Yazar, ABD'de bir çok insan hakları organizasyonu ve aktivistin Filistinlilere karşı sempati beslediğini ancak vakıflarının fonlanmasını kaybetmekten ve sahte anti-semitik ithamlara maruz kalmaktan korktukları için sessizliği seçtiklerini kaydederek, "Bir zamanlar benim korktuğum gibi, onlar da önemli sosyal adalet çalışmalarının tehlikeye atılmasından ve karalama kampanyaları ile itibarlarını kaybetmekten endişeliler." ifadesini kullandı.
"Martin Luther King'in öğretileri ve mesajının, söz konusu risklere ve sorunların karmaşıklığına rağmen, Filistin'deki insan hakları krizine karşı tutkuyla konuşmamızı gerektirdiğinden şüphem kalmadı" ifadelerini kullanan yazar, makalesine şöyle devam etti:
"Eğer sadece bir insanı değil King'in mesajını onurlandırmak istiyorsak İsrail'in sürekli uluslararası hukuk ihlallerini, Batı Şeria, Doğu Kudüs ve Gazze'deki işgallerini, (Filistinlilerin) evlerini yıkıp topraklarına el koyma eylemlerini kınamak zorundayız. Filistinlilerin kontrol noktalarında maruz kaldıkları muamelelere, evlerinin içindeki rutin aramalara, dolaşımlarının kısıtlanmalarına ve birçoğunun yüz yüze kaldığı konut, okul, gıda, hastane ve suya ciddi şekilde sınırlı erişimlerine karşı sesimizi yükseltmeliyiz."
"MARTIN LUTHER KING YAŞASAYDI, İSRAİL POLİTİKALARININ KESİN MUHALİFİ OLURDU"
İsrail'in, Birleşmiş Milletler kararlarınca belirlendiği şekilde Filistinli mültecilerin evlerine dönme haklarının tartışılmasını reddetmesine bile tahammül edilmemesi gerektiğini vurgulayan yazar, İsrail'in Gazze'de binlerce sivil zayiatına ve pek çok düşmanlığına destek veren ABD hükümetinin, İsrail'e taahhüt ettiği 38 milyar dolar askeri yardım da dahil, yaptıklarının sorgulanması gerektiğini vurguladı.

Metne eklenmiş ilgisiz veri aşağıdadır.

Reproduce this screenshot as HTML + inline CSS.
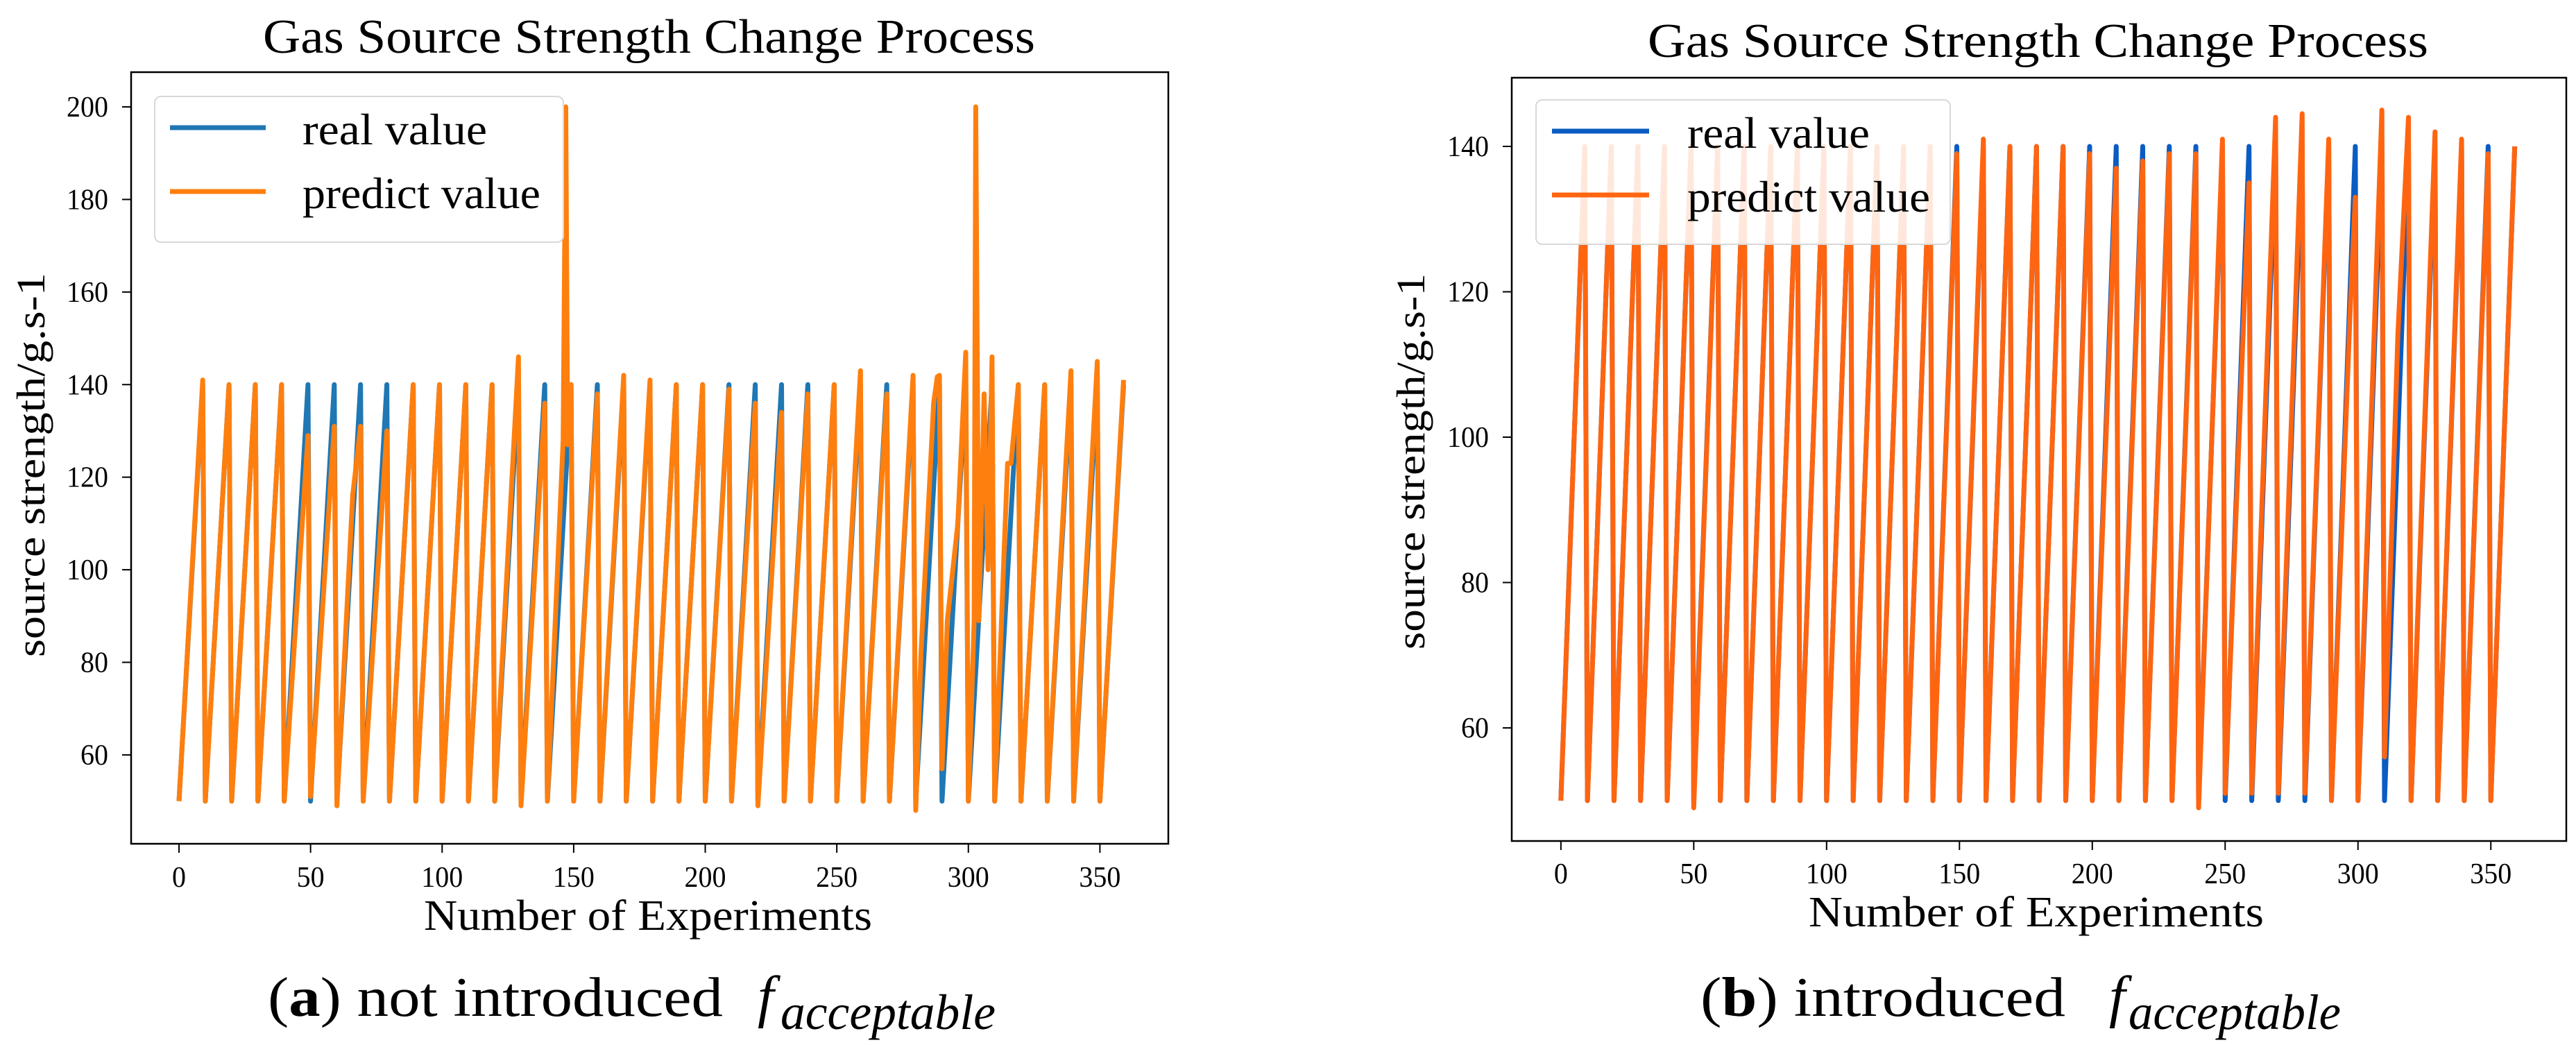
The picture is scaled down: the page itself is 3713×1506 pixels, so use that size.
<!DOCTYPE html>
<html><head><meta charset="utf-8"><title>Gas Source Strength Change Process</title>
<style>html,body{margin:0;padding:0;background:#fff}svg{display:block}text{font-family:"Liberation Serif",serif;fill:#000}</style>
</head><body>
<svg id="fig" xmlns="http://www.w3.org/2000/svg" width="3713" height="1506" viewBox="0 0 3713 1506">
<rect width="3713" height="1506" fill="#fff"/>
<g id="left"></g>
<g id="right"></g>
<text x="386" y="1464" font-size="80" textLength="656" lengthAdjust="spacingAndGlyphs">(<tspan font-weight="bold">a</tspan>) not introduced</text>
<text x="1092" y="1464" font-size="84" font-style="italic">f</text>
<text x="1125" y="1483" font-size="72" font-style="italic" textLength="310" lengthAdjust="spacingAndGlyphs">acceptable</text>
<text x="2451" y="1464" font-size="80" textLength="526" lengthAdjust="spacingAndGlyphs">(<tspan font-weight="bold">b</tspan>) introduced</text>
<text x="3040" y="1464" font-size="84" font-style="italic">f</text>
<text x="3068" y="1483" font-size="72" font-style="italic" textLength="306" lengthAdjust="spacingAndGlyphs">acceptable</text>
</svg>
<script>
// ---- data ----
const cycleStart = [0,10,20,30,40,50,60,70,80,90,100,110,120,130,140,150,160,170,180,190,200,210,220,230,240,250,260,270,280,290,300,310,320,330,340,350];
const xTicks = [0,50,100,150,200,250,300,350];
const leftYTicks = [60,80,100,120,140,160,180,200];
const rightYTicks = [60,80,100,120,140];

const leftRealTrough = [50,50,50,50,50,50,50,50,50,50,50,50,50,50,50,50,50,50,50,50,50,50,50,50,50,50,50,50,50,50,50,50,50,50,50,50];
const leftRealPeak   = [140,140,140,140,140,140,140,140,140,140,140,140,140,140,140,140,140,140,140,140,140,140,140,140,140,140,140,140,140,140,140,140,140,140,140,140];
const leftPredTrough = [50,50,50,50,50,51,49,50,50,50,50,50,50,49,50,50,50,50,50,50,50,50,49,50,50,50,50,50,48,57,50,50,50,50,50,50];
const leftPredPeak   = [141,140,140,140,129,131,131,130,140,140,140,140,146,136,140,138,142,141,140,140,139,136,134,138,140,143,138,142,142,147,146,140,140,143,145,141];
const leftPredExtraX = [66,146,147,147.7,282,286.8,288.2,292,296,302.2,302.8,304,306,307.5,313.6,314.9,316.2];
const leftPredExtraY = [116,128,200,127,82,136,141.7,89,110,89,200,89,138,100,104,123,123];

const rightRealTrough = [50,50,50,50,50,50,50,50,50,50,50,50,50,50,50,50,50,50,50,50,50,50,50,50,50,50,50,50,50,50,50,50,50,50,50,50];
const rightRealPeak   = [140,140,140,140,140,140,140,140,140,140,140,140,140,140,140,140,140,140,140,140,140,140,140,140,140,140,140,140,140,140,140,140,140,140,140,140];
const rightPredTrough = [50,50,50,50,50,49,50,50,50,50,50,50,50,50,50,50,50,50,50,50,50,50,50,50,49,51,51,51,51,50,50,56,50,50,50,50];
const rightPredPeak   = [140,140,140,140,140,140,140,140,140,140,140,140,140,140,139,141,140,140,140,139,137,138,139,139,141,135,144,144.5,141,133,145,144,142,141,139,140];
const rightPredExtraX = [297,315];
const rightPredExtraY = [117,114];

const NS = "http://www.w3.org/2000/svg";
function mk(tag, attrs, parent){
  const e = document.createElementNS(NS, tag);
  for (const k in attrs) e.setAttribute(k, attrs[k]);
  parent.appendChild(e);
  return e;
}
function buildSeries(troughs, peaks, exX, exY){
  const pts = [];
  for (let i=0;i<cycleStart.length;i++){
    pts.push([cycleStart[i], troughs[i]]);
    pts.push([cycleStart[i]+9, peaks[i]]);
  }
  for (let i=0;i<exX.length;i++) pts.push([exX[i], exY[i]]);
  pts.sort((a,b)=>a[0]-b[0]);
  return pts;
}

function drawChart(g, cfg){
  const {x0,x1,y0,y1,xd,yd,yTicks,id} = cfg;
  const sx = v => x0 + (v - xd[0]) / (xd[1]-xd[0]) * (x1-x0);
  const sy = v => y1 - (v - yd[0]) / (yd[1]-yd[0]) * (y1-y0);
  const cp = mk('clipPath', {id:'clip-'+id}, g);
  mk('rect', {x:x0, y:y0, width:x1-x0, height:y1-y0}, cp);
  const series = [
    {pts: cfg.real, color: cfg.blue, name:'real-value-line'},
    {pts: cfg.pred, color: cfg.orange, name:'predict-value-line'}
  ];
  for (const s of series){
    const d = s.pts.map((p,i)=>(i?'L':'M')+sx(p[0]).toFixed(1)+','+sy(p[1]).toFixed(1)).join(' ');
    const path = mk('path', {d:d, fill:'none', stroke:s.color, 'stroke-width':7, 'stroke-linejoin':'round', 'clip-path':'url(#clip-'+id+')'}, g);
    
    
  }
  const frame = mk('rect', {x:x0, y:y0, width:x1-x0, height:y1-y0, fill:'none', stroke:'#000', 'stroke-width':2.5}, g);
  
  
  for (const t of xTicks){
    const x = sx(t);
    const tk = mk('line', {x1:x, x2:x, y1:y1, y2:y1+13, stroke:'#000', 'stroke-width':2}, g);
    
    
    const lb = mk('text', {x:x, y:cfg.xTickBase, 'font-size':42, 'text-anchor':'middle', textLength:String(t).length*20, lengthAdjust:'spacingAndGlyphs'}, g);
    lb.textContent = t;
    
    
  }
  for (const t of yTicks){
    const y = sy(t);
    const tk = mk('line', {x1:x0-13, x2:x0, y1:y, y2:y, stroke:'#000', 'stroke-width':2}, g);
    
    
    const lb = mk('text', {x:x0-33, y:y+14, 'font-size':42, 'text-anchor':'end', textLength:String(t).length*20, lengthAdjust:'spacingAndGlyphs'}, g);
    lb.textContent = t;
    
    
  }
  const ti = mk('text', {x:cfg.titleX, y:cfg.titleY, 'font-size':70, textLength:cfg.titleLen, lengthAdjust:'spacingAndGlyphs'}, g);
  ti.textContent = 'Gas Source Strength Change Process';
  
  
  const xl = mk('text', {x:cfg.xlX, y:cfg.xlY, 'font-size':62, textLength:cfg.xlLen, lengthAdjust:'spacingAndGlyphs'}, g);
  xl.textContent = 'Number of Experiments';
  
  
  const yl = mk('text', {x:0, y:0, 'font-size':58, 'text-anchor':'middle', textLength:cfg.ylLen, lengthAdjust:'spacingAndGlyphs', transform:'translate('+cfg.ylX+','+cfg.ylY+') rotate(-90)'}, g);
  yl.textContent = 'source strength/g.s-1';
  
  
  const L = cfg.legend;
  const lg = mk('g', {}, g);
  
  
  mk('rect', {x:L.x, y:L.y, width:L.w, height:L.h, rx:9, fill:'#fff', 'fill-opacity':0.85, stroke:'#d8d8d8', 'stroke-width':2}, lg);
  const entries = [['real value', cfg.blue, L.y1, L.len1],['predict value', cfg.orange, L.y2, L.len2]];
  for (const [txt,col,by,len] of entries){
    const ln = mk('line', {x1:L.lx1, x2:L.lx2, y1:by-24, y2:by-24, stroke:col, 'stroke-width':7}, lg);
    
    
    const t = mk('text', {x:L.tx, y:by, 'font-size':64, textLength:len, lengthAdjust:'spacingAndGlyphs'}, lg);
    t.textContent = txt;
    
    
  }
}

drawChart(document.getElementById('left'), {
  id:'l', x0:189, x1:1684, y0:104, y1:1216, xd:[-18.2,376], yd:[40.8,207.5], yTicks:leftYTicks,
  real: buildSeries(leftRealTrough, leftRealPeak, [], []),
  pred: buildSeries(leftPredTrough, leftPredPeak, leftPredExtraX, leftPredExtraY),
  blue:'#1f77b4', orange:'#ff7f0e', xTickBase:1278,
  titleX:379, titleY:76, titleLen:1113,
  xlX:611, xlY:1340, xlLen:646, ylX:64, ylY:670, ylLen:554,
  legend:{x:223,y:139,w:589,h:210,lx1:245,lx2:383,tx:436,y1:208,y2:300,len1:266,len2:343}
});
drawChart(document.getElementById('right'), {
  id:'r', x0:2179, x1:3699, y0:112, y1:1212, xd:[-18.5,378.4], yd:[44.44,149.45], yTicks:rightYTicks,
  real: buildSeries(rightRealTrough, rightRealPeak, [], []),
  pred: buildSeries(rightPredTrough, rightPredPeak, rightPredExtraX, rightPredExtraY),
  blue:'#0a5cc2', orange:'#ff6510', xTickBase:1273,
  titleX:2375, titleY:82, titleLen:1125,
  xlX:2607, xlY:1335, xlLen:656, ylX:2053, ylY:665, ylLen:542,
  legend:{x:2214,y:144,w:597,h:208,lx1:2237,lx2:2377,tx:2432,y1:213,y2:305,len1:263,len2:350}
});
</script>
</body></html>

Yazar makalesinde, Martin Luther King'in Avrupa'da baskı gören Yahudileri ve İsrail'in var olma hakkını savunduğunun da altını çizerek, tarihçi Robin D. G. Kelley'in "Eğer King'in mevcut durumu görme imkanı olsaydı aynı şekilde o zaman Vietnam'da olduğu gibi, onun şiddete, sömürgeciliğe, ırkçılığa ve militarizme karşı net bir şekilde karşı çıkması, bugün İsrail'in mevcut politikalarınının da kesin muhalifi yapacaktı." ifadesine yer verdi.

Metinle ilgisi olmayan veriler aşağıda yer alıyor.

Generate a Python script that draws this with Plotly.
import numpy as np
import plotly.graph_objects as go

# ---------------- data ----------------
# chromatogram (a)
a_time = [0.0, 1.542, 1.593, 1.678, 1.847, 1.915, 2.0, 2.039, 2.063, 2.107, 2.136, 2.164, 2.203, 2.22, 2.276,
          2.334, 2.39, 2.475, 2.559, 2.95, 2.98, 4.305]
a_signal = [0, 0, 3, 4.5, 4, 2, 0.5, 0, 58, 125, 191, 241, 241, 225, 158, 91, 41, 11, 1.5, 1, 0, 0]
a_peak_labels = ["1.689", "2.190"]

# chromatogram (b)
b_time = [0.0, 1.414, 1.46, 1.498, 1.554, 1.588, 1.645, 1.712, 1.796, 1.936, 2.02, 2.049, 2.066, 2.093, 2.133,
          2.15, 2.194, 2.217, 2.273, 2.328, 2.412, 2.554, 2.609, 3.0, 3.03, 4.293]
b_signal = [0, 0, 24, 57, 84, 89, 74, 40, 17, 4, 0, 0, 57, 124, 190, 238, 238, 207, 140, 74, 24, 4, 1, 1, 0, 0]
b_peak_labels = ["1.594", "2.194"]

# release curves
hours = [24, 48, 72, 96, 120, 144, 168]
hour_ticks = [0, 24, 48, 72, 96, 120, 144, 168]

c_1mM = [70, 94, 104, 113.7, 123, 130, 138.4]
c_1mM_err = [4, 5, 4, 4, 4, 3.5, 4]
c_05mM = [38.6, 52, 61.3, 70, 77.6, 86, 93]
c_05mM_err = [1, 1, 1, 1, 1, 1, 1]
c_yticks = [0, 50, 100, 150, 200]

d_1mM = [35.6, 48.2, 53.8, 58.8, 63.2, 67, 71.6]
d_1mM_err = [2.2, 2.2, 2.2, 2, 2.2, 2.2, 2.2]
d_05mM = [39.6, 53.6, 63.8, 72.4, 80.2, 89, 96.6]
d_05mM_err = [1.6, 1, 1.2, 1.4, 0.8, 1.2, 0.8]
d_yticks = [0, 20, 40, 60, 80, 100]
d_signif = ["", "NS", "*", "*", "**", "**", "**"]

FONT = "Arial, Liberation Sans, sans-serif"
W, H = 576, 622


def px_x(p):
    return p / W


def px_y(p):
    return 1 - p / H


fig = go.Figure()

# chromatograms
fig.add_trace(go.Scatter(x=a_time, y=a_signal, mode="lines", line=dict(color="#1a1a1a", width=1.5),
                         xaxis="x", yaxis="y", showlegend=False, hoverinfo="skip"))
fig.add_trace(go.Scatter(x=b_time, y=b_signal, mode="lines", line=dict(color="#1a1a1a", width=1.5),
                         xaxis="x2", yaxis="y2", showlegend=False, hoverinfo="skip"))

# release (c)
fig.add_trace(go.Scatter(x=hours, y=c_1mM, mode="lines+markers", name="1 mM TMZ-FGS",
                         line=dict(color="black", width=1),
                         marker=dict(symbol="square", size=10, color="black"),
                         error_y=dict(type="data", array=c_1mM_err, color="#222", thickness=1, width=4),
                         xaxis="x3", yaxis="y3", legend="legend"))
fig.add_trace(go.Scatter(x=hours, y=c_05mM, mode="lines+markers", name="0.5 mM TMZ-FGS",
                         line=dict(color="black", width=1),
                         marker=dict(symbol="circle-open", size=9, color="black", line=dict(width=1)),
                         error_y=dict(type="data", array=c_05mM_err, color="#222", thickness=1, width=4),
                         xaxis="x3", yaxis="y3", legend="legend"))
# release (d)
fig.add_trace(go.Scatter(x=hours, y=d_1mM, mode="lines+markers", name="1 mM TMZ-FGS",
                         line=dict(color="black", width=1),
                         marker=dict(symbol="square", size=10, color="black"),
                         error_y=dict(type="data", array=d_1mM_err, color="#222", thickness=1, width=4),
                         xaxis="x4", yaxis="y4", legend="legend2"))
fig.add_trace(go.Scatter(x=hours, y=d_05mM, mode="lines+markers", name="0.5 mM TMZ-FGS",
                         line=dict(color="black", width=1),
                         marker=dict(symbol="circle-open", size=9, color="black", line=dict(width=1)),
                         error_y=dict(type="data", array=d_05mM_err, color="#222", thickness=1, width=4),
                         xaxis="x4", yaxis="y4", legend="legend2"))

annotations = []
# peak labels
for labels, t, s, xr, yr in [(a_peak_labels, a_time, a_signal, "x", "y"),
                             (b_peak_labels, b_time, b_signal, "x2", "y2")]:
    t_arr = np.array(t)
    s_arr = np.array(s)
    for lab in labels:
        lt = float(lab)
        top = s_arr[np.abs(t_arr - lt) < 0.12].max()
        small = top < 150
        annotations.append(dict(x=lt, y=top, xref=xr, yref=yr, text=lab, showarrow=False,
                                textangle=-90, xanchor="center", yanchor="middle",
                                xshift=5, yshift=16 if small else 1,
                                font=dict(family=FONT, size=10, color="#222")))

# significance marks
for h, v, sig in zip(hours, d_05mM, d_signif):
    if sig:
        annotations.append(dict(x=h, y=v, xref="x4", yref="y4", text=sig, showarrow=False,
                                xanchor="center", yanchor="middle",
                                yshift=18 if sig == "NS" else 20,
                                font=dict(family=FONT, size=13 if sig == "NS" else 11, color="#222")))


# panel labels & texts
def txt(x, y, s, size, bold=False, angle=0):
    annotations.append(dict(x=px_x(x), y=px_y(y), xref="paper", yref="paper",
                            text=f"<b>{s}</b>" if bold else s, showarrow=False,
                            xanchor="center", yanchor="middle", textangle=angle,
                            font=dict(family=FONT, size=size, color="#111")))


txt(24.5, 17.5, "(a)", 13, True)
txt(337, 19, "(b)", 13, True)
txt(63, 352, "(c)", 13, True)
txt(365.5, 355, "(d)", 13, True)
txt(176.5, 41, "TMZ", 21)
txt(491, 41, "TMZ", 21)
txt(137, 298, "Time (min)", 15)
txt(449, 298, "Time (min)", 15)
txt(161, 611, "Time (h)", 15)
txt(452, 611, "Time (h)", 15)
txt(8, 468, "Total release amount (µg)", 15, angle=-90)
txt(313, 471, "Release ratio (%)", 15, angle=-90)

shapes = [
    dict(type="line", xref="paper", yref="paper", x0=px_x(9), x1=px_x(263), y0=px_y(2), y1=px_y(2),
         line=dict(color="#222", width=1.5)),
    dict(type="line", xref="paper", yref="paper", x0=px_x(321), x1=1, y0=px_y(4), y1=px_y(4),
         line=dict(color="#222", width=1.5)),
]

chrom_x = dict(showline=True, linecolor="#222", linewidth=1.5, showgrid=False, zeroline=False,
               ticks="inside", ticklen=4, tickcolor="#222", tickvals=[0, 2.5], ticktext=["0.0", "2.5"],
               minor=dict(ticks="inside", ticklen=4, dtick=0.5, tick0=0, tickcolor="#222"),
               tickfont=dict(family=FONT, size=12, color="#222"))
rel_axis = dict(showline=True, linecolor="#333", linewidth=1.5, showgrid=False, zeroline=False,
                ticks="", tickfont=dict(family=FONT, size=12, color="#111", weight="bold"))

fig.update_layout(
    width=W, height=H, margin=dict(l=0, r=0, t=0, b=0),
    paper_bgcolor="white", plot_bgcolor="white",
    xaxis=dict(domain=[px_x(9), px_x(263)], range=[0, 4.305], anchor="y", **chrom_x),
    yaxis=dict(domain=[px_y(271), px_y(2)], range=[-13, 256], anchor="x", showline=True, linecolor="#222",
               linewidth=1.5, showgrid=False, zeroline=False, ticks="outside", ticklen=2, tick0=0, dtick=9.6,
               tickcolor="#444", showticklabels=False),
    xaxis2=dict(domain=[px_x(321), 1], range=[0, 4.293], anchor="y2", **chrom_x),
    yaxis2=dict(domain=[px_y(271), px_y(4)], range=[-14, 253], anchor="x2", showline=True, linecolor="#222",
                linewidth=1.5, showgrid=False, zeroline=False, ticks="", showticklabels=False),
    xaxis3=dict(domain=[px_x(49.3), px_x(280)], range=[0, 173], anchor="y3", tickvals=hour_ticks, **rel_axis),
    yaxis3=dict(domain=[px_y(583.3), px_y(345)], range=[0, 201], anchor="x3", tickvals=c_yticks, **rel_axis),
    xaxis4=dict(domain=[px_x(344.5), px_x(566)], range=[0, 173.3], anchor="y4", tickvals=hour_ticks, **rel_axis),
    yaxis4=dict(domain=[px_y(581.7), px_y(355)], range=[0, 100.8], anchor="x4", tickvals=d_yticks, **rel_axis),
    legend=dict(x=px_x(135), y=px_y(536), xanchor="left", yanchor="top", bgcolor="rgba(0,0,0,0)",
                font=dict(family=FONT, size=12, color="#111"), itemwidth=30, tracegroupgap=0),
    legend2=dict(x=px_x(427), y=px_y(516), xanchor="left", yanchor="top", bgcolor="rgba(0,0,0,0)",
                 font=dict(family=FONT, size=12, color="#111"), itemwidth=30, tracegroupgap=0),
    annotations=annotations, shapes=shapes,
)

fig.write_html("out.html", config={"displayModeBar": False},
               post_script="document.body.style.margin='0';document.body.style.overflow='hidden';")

6 Kasım ara seçimlerinde Kongre'ye seçilen ilk Müslüman kadınlar İlhan Ömer ve Reşide Tlaib'in İsrail'i boykot hareketine açıkça destek vermelerinden dolayı ufukta bir değişim olabileceği ümidini de dile getiren yazar, şunları kaydetti:
"Bu yeni yılda, başta hükümetimiz tarafından finanse edilenler olmak üzere, sınırlarımızın ötesindeki adaletsizlikler hakkında daha fazla cesaret ve inançla konuşmayı, demokrasi ve özgürlük mücadelesiyle dayanışma içinde olmayı amaçlıyorum. Vicdanım bana başka seçenek bırakmıyor."